As I mentioned, having the title may look good on your CV, until it gets to interview and they ask what experience you gained in that role and it turns out to be not much more than in the technician position.
When you say "a potential IT technician" is this for someone to replace your now vacant position?
What does the office network consist of? Are we talking AD with group policy, internal Exchange server etc, or 10 PCs connected to a 16 port switch in a rack?
When you say "will have a say in IT budget and where money should be spent" are you actually given the money and told to get on with it, or just asked for your opinion when whoever's in charge decides to buy new kit?
Sorry for the interrogation, but it just seems rather convenient for them to suddenly realise they need an additional technician and an IT manager when you're leaving, and I'm trying to work out if the new role is going to be what they say it is.

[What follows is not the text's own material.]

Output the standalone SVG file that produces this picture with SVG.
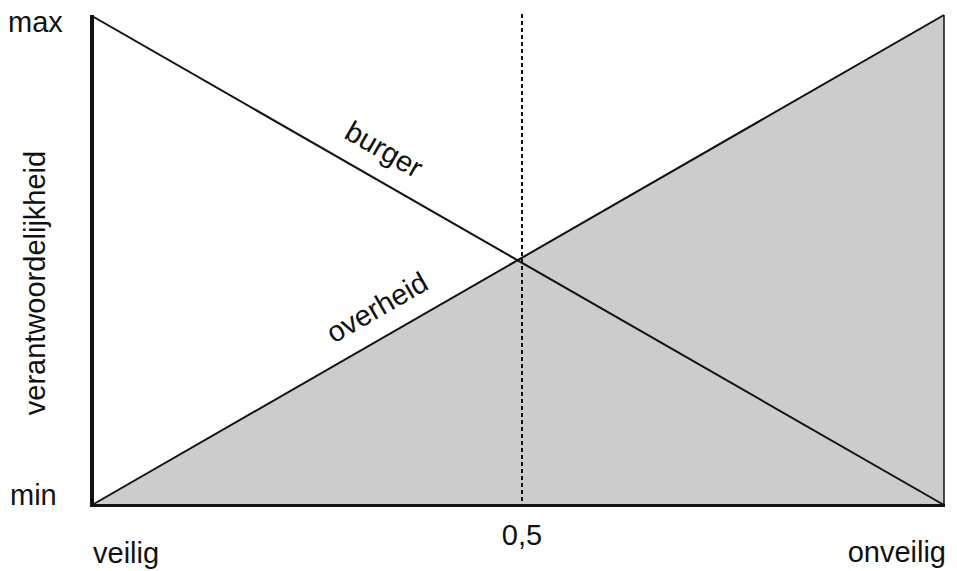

Do this - not because it will decide for you, but because in the few seconds it's in the air, you'll realise which side you want to come up

(horribly misquoted from somewhere!)
I will just back up my suggestions, by stating that I worked as IT support in a college for 4 years, and the experienced I gained there was invaluable, purely because of the huge range of things I worked on - everything from hardware, structured cabling, Cisco networking, AD & group policy, website design, IP telephony, etc. along with soft skills like writing documentation, project management, staff management, etc.